Give the Power Back: Last year, I had one 6th grader who had particular difficulty reading. So, in my math class, he needed help with word problems. Problem was he refused to accept my help when I went over to his desk to read the problems. He would throw a tantrum and say that he didn’t need help. I persisted for a couple days until I realized, the issue was a power struggle. He didn’t want to be dependent on me. So, I came up with a strategy - he would circle six problems to do for the day – three to do on his own and three that we would do together. We could do it in the order that he chose and he would let me know when he was ready for our problems. The turnaround was remarkable; instead of pushing back when I tried to help him, he became excited everyday for the problems that we would do together. Sometimes kids need to have a certain amount of control over what they're doing in order to buy in.

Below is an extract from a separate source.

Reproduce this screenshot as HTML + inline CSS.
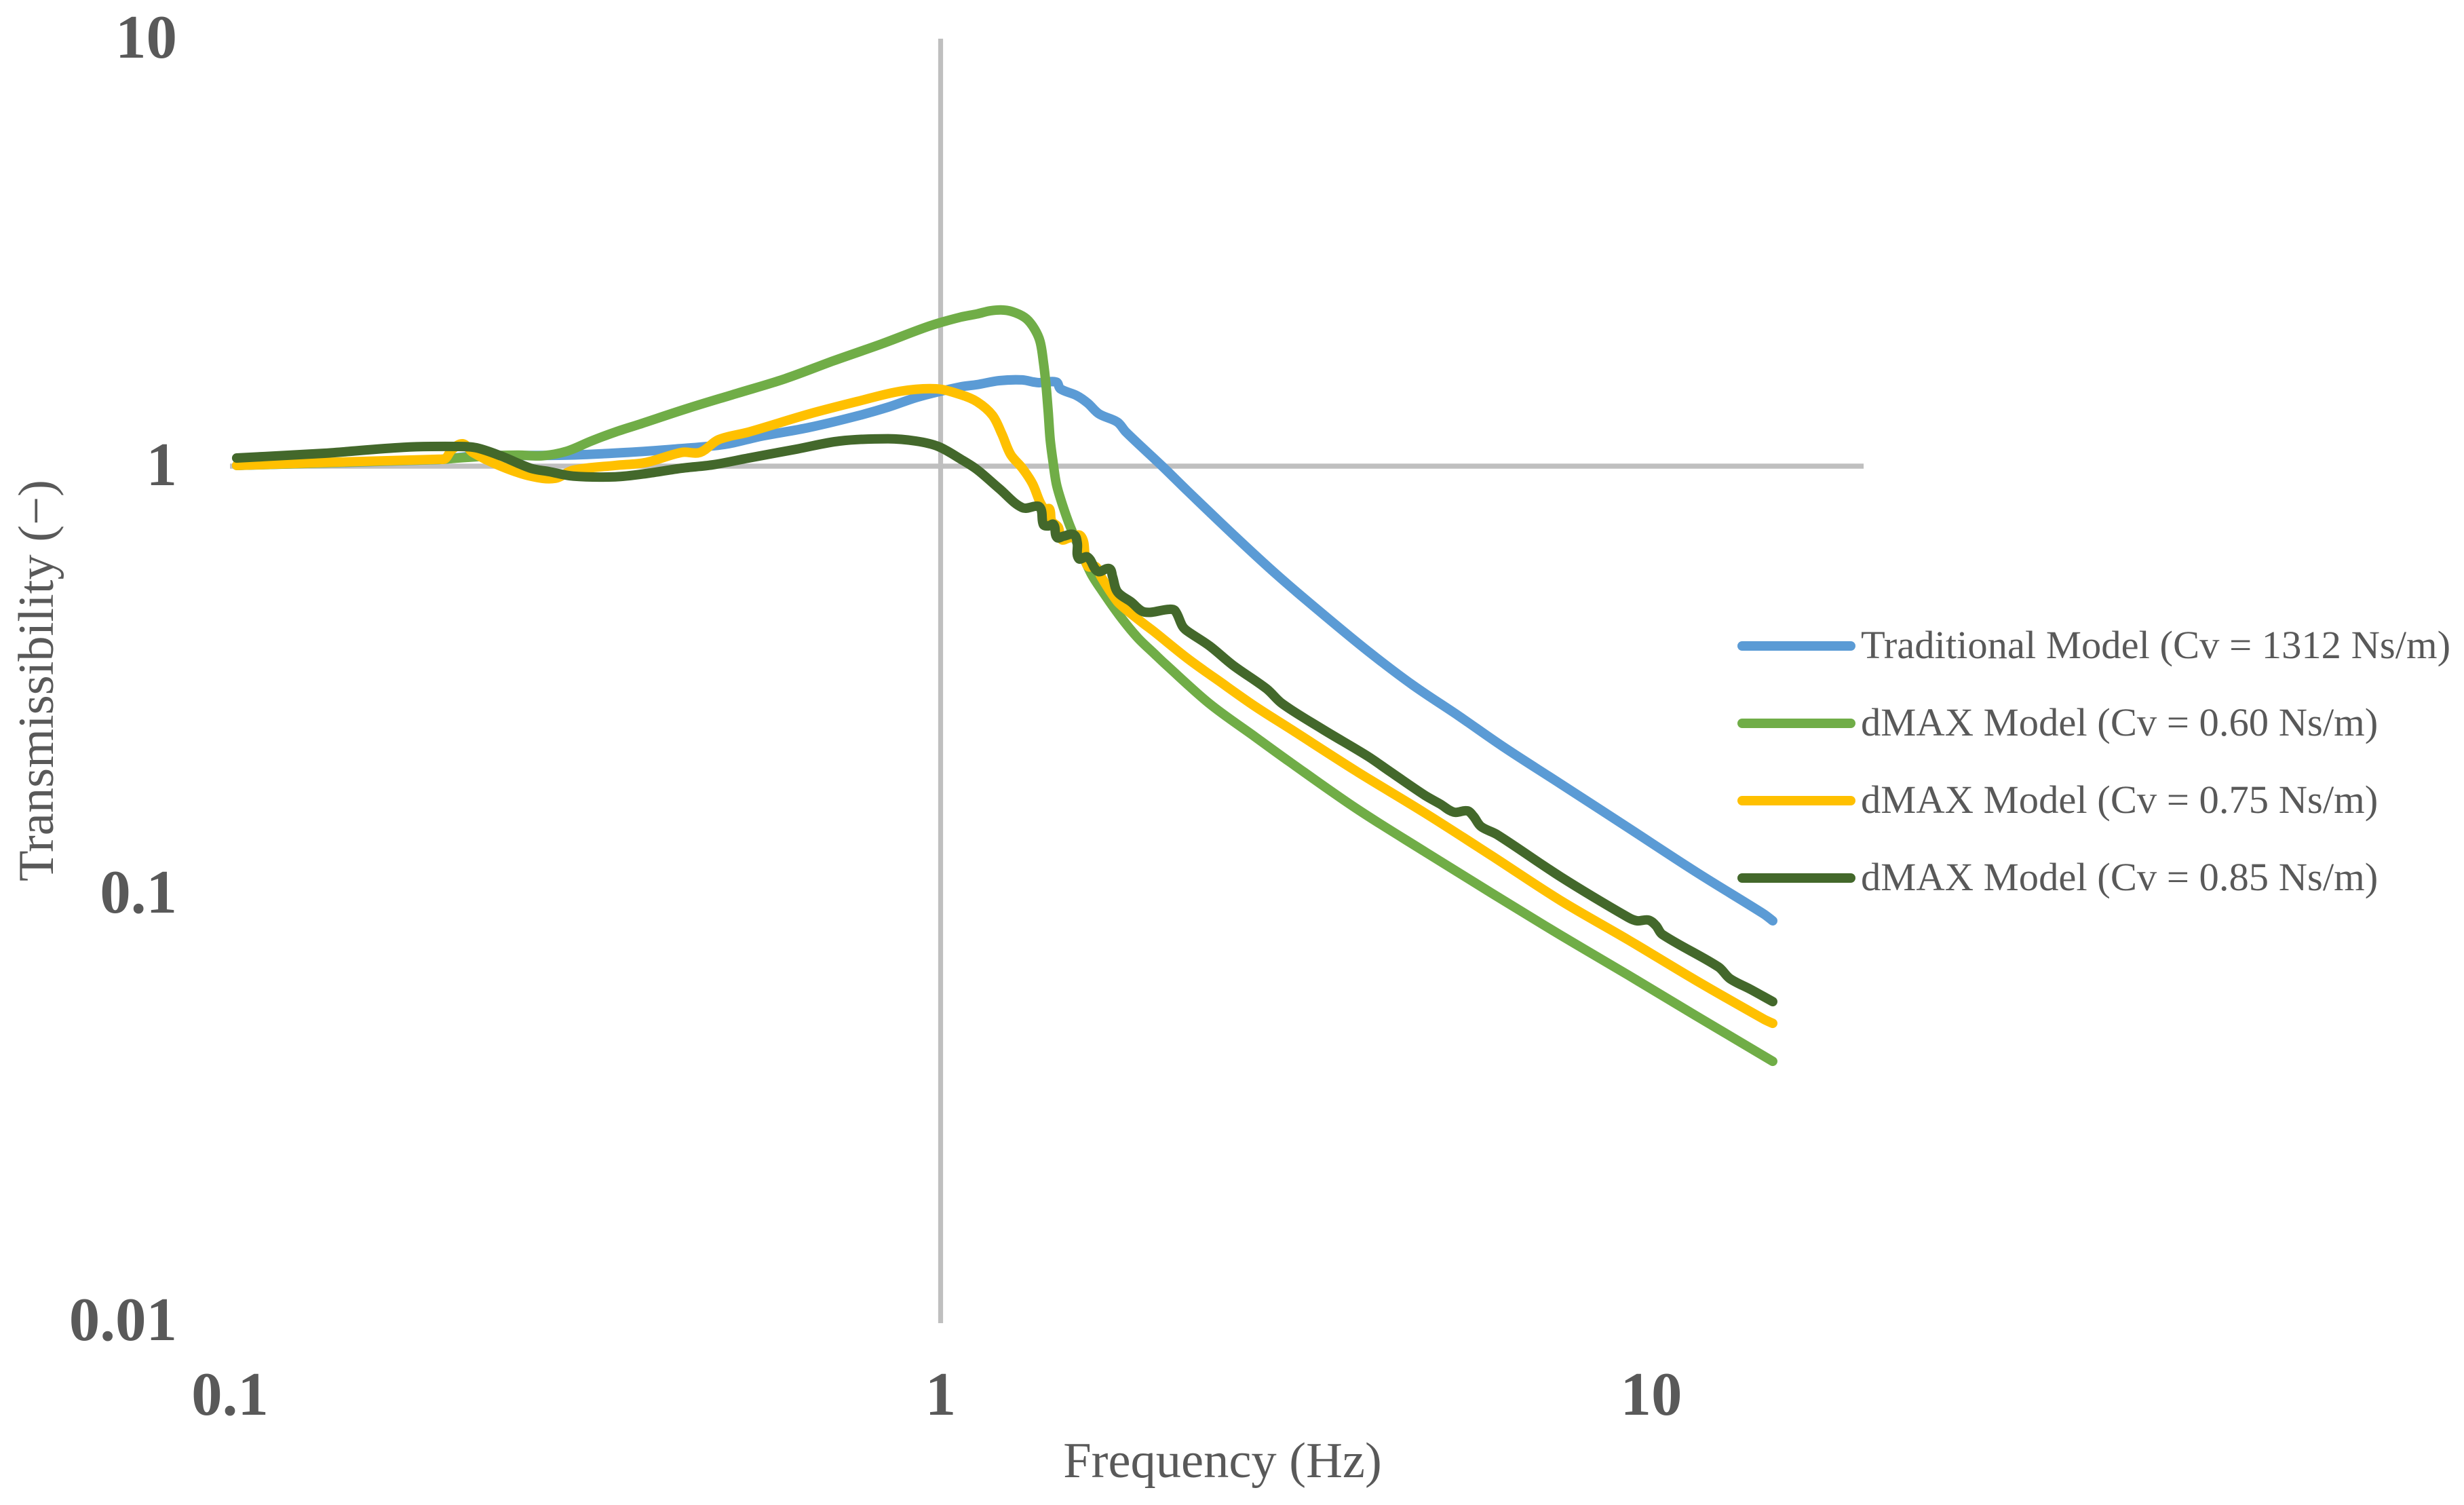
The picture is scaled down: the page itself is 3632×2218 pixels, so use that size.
<!DOCTYPE html>
<html lang="en">
<head>
<meta charset="utf-8">
<title>Transmissibility vs Frequency</title>
<style>
  html, body { margin: 0; padding: 0; background: #ffffff; }
  svg { display: block; }
  text { font-family: "Liberation Serif", "Times New Roman", serif; fill: #595959; }
  .tick { font-size: 91px; font-weight: bold; }
  .title { font-size: 74.5px; }
  .legend { font-size: 58.6px; }
</style>
</head>
<body>
<svg id="chart" xmlns="http://www.w3.org/2000/svg" width="3632" height="2218" viewBox="0 0 3632 2218">
  <rect x="0" y="0" width="3632" height="2218" fill="#ffffff"/>
  <g id="grid"></g>
  <g id="series"></g>
  <g id="ticks"></g>
  <text class="title" x="1802" y="2177" text-anchor="middle">Frequency (Hz)</text>
  <text class="title" transform="translate(78 1003) rotate(-90)" text-anchor="middle">Transmissibility (−)</text>
  <g>
    <g>
      <line x1="2568" y1="952" x2="2728" y2="952" stroke="#5B9BD5" stroke-width="14" stroke-linecap="round"/>
      <text class="legend" x="2743" y="970">Traditional Model (Cv = 1312 Ns/m)</text>
    </g>
    <g>
      <line x1="2568" y1="1066" x2="2728" y2="1066" stroke="#70AD47" stroke-width="14" stroke-linecap="round"/>
      <text class="legend" x="2743" y="1084">dMAX Model (Cv = 0.60 Ns/m)</text>
    </g>
    <g>
      <line x1="2568" y1="1180" x2="2728" y2="1180" stroke="#FFC000" stroke-width="14" stroke-linecap="round"/>
      <text class="legend" x="2743" y="1198">dMAX Model (Cv = 0.75 Ns/m)</text>
    </g>
    <g>
      <line x1="2568" y1="1294" x2="2728" y2="1294" stroke="#43682B" stroke-width="14" stroke-linecap="round"/>
      <text class="legend" x="2743" y="1312">dMAX Model (Cv = 0.85 Ns/m)</text>
    </g>
  </g>
</svg>
<script>
var xTickValues = [0.1, 1, 10];
var xTickLabels = ["0.1", "1", "10"];
var yTickValues = [10, 1, 0.1, 0.01];
var yTickLabels = ["10", "1", "0.1", "0.01"];
var xAxisMin = 0.1;
var xAxisMax = 19.9;
var yAxisMin = 0.01;
var yAxisMax = 10;

var freqTraditional = [0.1022,0.1972,0.2211,0.2979,0.3625,0.4238,0.4965,0.5578,0.6535,0.7640,0.8433,0.9302,1.067,1.125,1.209,1.303,1.371,1.455,1.474,1.554,1.610,1.671,1.773,1.824,2.050,2.223,2.576,2.979,3.451,3.998,4.623,5.357,6.179,7.449,9.279,11.56,14.40,14.82];
var valuesTraditional = [1.004,1.037,1.056,1.061,1.077,1.097,1.124,1.174,1.232,1.311,1.374,1.452,1.533,1.551,1.585,1.591,1.568,1.573,1.517,1.463,1.405,1.325,1.268,1.201,1.000,0.8768,0.6937,0.5553,0.4508,0.3687,0.3071,0.2606,0.2210,0.1808,0.1426,0.1124,0.08961,0.08641];

var freqDmax060 = [0.1022,0.1972,0.2093,0.2354,0.2545,0.2755,0.2979,0.3224,0.3485,0.3773,0.4411,0.5162,0.6038,0.7069,0.8268,0.9674,1.067,1.125,1.175,1.228,1.275,1.321,1.356,1.380,1.395,1.407,1.417,1.426,1.439,1.455,1.480,1.523,1.624,1.678,1.785,1.894,1.992,2.068,2.390,2.770,3.092,3.852,4.800,5.977,7.449,9.279,11.56,14.82];
var valuesDmax060 = [1.004,1.037,1.045,1.058,1.061,1.058,1.084,1.145,1.202,1.254,1.366,1.479,1.601,1.764,1.933,2.131,2.231,2.270,2.309,2.318,2.284,2.211,2.092,1.959,1.756,1.551,1.340,1.157,1.026,0.9094,0.8240,0.7198,0.5655,0.5180,0.4475,0.3967,0.3660,0.3451,0.2782,0.2327,0.2039,0.1579,0.1254,0.1000,0.08001,0.06450,0.05180,0.04053];

var freqDmax075 = [0.1022,0.1359,0.1972,0.2009,0.2052,0.2125,0.2197,0.2401,0.2648,0.2866,0.3040,0.3485,0.3847,0.4323,0.4587,0.4869,0.5370,0.6536,0.7640,0.8774,0.9858,1.067,1.125,1.183,1.220,1.255,1.303,1.347,1.380,1.401,1.423,1.433,1.464,1.480,1.514,1.575,1.599,1.613,1.653,1.682,1.746,1.785,1.919,1.992,2.223,2.482,2.770,3.092,3.852,4.800,5.977,7.449,9.279,11.56,14.40,14.82];
var valuesDmax075 = [1.004,1.020,1.038,1.041,1.092,1.128,1.076,1.001,0.9477,0.9363,0.9783,1.004,1.020,1.077,1.077,1.153,1.202,1.325,1.417,1.497,1.517,1.470,1.415,1.315,1.187,1.064,0.9891,0.9094,0.8240,0.7943,0.7943,0.7438,0.7198,0.6739,0.6787,0.6864,0.6084,0.5822,0.5822,0.5512,0.4995,0.4763,0.4314,0.4116,0.3554,0.3117,0.2742,0.2440,0.1931,0.1545,0.1223,0.09641,0.07798,0.06266,0.05085,0.04974];

var freqDmax085 = [0.1022,0.1359,0.1754,0.2093,0.2221,0.2401,0.2648,0.2811,0.3040,0.3485,0.3847,0.4323,0.4775,0.5370,0.6284,0.7209,0.8433,0.9230,0.9924,1.069,1.125,1.209,1.303,1.371,1.386,1.395,1.417,1.442,1.458,1.491,1.540,1.557,1.564,1.610,1.664,1.727,1.746,1.773,1.853,1.936,2.096,2.137,2.190,2.223,2.390,2.576,2.875,3.025,3.451,3.998,4.299,4.800,5.048,5.275,5.512,5.622,5.760,6.072,7.449,9.279,9.550,9.913,10.15,10.36,12.43,12.90,13.79,14.82];
var valuesDmax085 = [1.045,1.072,1.107,1.112,1.104,1.058,0.9891,0.9712,0.9477,0.9443,0.9605,0.9891,1.007,1.045,1.097,1.145,1.159,1.145,1.112,1.037,0.9819,0.8864,0.8000,0.8061,0.7887,0.7302,0.7248,0.7302,0.6813,0.6864,0.6914,0.6617,0.6084,0.6128,0.5675,0.5759,0.5512,0.5085,0.4815,0.4558,0.4625,0.4592,0.4221,0.4116,0.3798,0.3426,0.3015,0.2782,0.2422,0.2092,0.1925,0.1699,0.1620,0.1551,0.1562,0.1517,0.1436,0.1374,0.1096,0.08799,0.08641,0.08672,0.08422,0.08032,0.06738,0.06331,0.05973,0.05591];

var plotOriginX = 1386.5;
var plotOriginY = 687;
var xDecade = 1047.5;
var yDecade = 630;
var NS = "http://www.w3.org/2000/svg";

function xScale(f) { return plotOriginX + xDecade * Math.log10(f); }
function yScale(t) { return plotOriginY - yDecade * Math.log10(t); }

function smoothPath(xs, ys) {
  var pts = xs.map(function (f, i) { return [xScale(f), yScale(ys[i])]; });
  var d = "M" + pts[0][0].toFixed(1) + " " + pts[0][1].toFixed(1);
  function tangent(i) {
    var a = pts[Math.max(i - 1, 0)], b = pts[Math.min(i + 1, pts.length - 1)];
    var dx = b[0] - a[0], dy = b[1] - a[1], n = Math.hypot(dx, dy) || 1;
    return [dx / n, dy / n];
  }
  for (var i = 0; i < pts.length - 1; i++) {
    var p = pts[i], q = pts[i + 1];
    var len = Math.hypot(q[0] - p[0], q[1] - p[1]) / 3;
    var t0 = tangent(i), t1 = tangent(i + 1);
    d += "C" + (p[0] + t0[0] * len).toFixed(1) + " " + (p[1] + t0[1] * len).toFixed(1) + " " +
         (q[0] - t1[0] * len).toFixed(1) + " " + (q[1] - t1[1] * len).toFixed(1) + " " +
         q[0].toFixed(1) + " " + q[1].toFixed(1);
  }
  return d;
}

var gridGroup = document.getElementById("grid");
var xAxisLine = document.createElementNS(NS, "line");


xAxisLine.setAttribute("x1", xScale(xAxisMin));
xAxisLine.setAttribute("x2", xScale(xAxisMax));
xAxisLine.setAttribute("y1", yScale(1));
xAxisLine.setAttribute("y2", yScale(1));
xAxisLine.setAttribute("stroke", "#BFBFBF");
xAxisLine.setAttribute("stroke-width", "7.4");
gridGroup.appendChild(xAxisLine);

var yAxisLine = document.createElementNS(NS, "line");


yAxisLine.setAttribute("x1", xScale(1));
yAxisLine.setAttribute("x2", xScale(1));
yAxisLine.setAttribute("y1", yScale(yAxisMax));
yAxisLine.setAttribute("y2", yScale(yAxisMin) + 3);
yAxisLine.setAttribute("stroke", "#BFBFBF");
yAxisLine.setAttribute("stroke-width", "7.2");
gridGroup.appendChild(yAxisLine);

var seriesGroup = document.getElementById("series");
var seriesFreqs = [freqTraditional, freqDmax060, freqDmax075, freqDmax085];
var seriesValues = [valuesTraditional, valuesDmax060, valuesDmax075, valuesDmax085];
var seriesColors = ["#5B9BD5", "#70AD47", "#FFC000", "#43682B"];
var seriesNames = ["series-traditional-model", "series-dmax-cv-060", "series-dmax-cv-075", "series-dmax-cv-085"];
for (var s = 0; s < seriesFreqs.length; s++) {
  var path = document.createElementNS(NS, "path");
  
  
  path.setAttribute("d", smoothPath(seriesFreqs[s], seriesValues[s]));
  path.setAttribute("fill", "none");
  path.setAttribute("stroke", seriesColors[s]);
  path.setAttribute("stroke-width", "14");
  path.setAttribute("stroke-linecap", "round");
  path.setAttribute("stroke-linejoin", "round");
  seriesGroup.appendChild(path);
}

var tickGroup = document.getElementById("ticks");
for (var i = 0; i < xTickValues.length; i++) {
  var xt = document.createElementNS(NS, "text");
  
  
  xt.setAttribute("class", "tick");
  xt.setAttribute("x", xScale(xTickValues[i]));
  xt.setAttribute("y", 2085);
  xt.setAttribute("text-anchor", "middle");
  xt.textContent = xTickLabels[i];
  tickGroup.appendChild(xt);
}
for (var j = 0; j < yTickValues.length; j++) {
  var yt = document.createElementNS(NS, "text");
  
  
  yt.setAttribute("class", "tick");
  yt.setAttribute("x", 261);
  yt.setAttribute("y", yScale(yTickValues[j]) + 28);
  yt.setAttribute("text-anchor", "end");
  yt.textContent = yTickLabels[j];
  tickGroup.appendChild(yt);
}
</script>
</body>
</html>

A Little Help from their Friends:  It’s November and I’m still struggling to come up with ideas to keep one of my students in class. He is a very energetic boy who loves to dance, sing, draw and interrupt the teacher. He can often be found loudly starting arguments with classmates and disrupting the learning process. Often, I unfortunately find myself forced to send him out of class for the sake of the other students’ learning. Sadly, he misses out on much needed learning time (he struggles with basic math functions in the 6th grade). I was at my wit’s end when it came to me – why not cater to his interests. We developed a system whereby if he could do three things in class (1. No negative comments 2. Try his hardest on all activities 3. Follow all instructions the first time), he can earn the right to draw a picture of The Notorious B.I.G., his favorite rapper and his favorite topic of discussion. I was shocked at how quickly he bought in. I’ve used the Biggie system twice and it has been a 2 for 2 success - a quietly engaged young man who has been able to stay in class and participate positively. Of course, this strategy won't work forever, but creatively coming up with incentives that students actually want to earn always seems to work for a little while at least.

Stress Balls: It may sound silly, but easily angered students really benefit from having something as simple as a stress ball to take their anger out on (squeeze, not throw – very important distinction) when they’re frustrated.

Individual Rewards: My students earn ‘value stars’ when they exhibit the values that Citizen Schoolsaims to teach them (Respect, Courage, Tenacity, Pride, Teamwork) and each time they earn a star I mark it on our visual tracker. At the end of two weeks, the student with the most stars earns an individual award.

Group Rewards: In addition to working for stars for themselves, each time a student earns a star our team (class) gets a point. When we reach 100 points we earn a class party.

Personal Connection: Perhaps the most important and effective way to help children with behavior challenges develop the skills they need to succeed in the classroom is to cultivate a personal connection with them and show them that you truly care about them. Ask them about their hobbies, interests, weekends, families and anything else you can think of. Many times, students with emotional and social challenges are receiving negative messages from the adults in their lives and even having one adult who believes in them can help them muster up the willpower to try their hardest in school.

What strategies can you share for serving students with behavior challenges?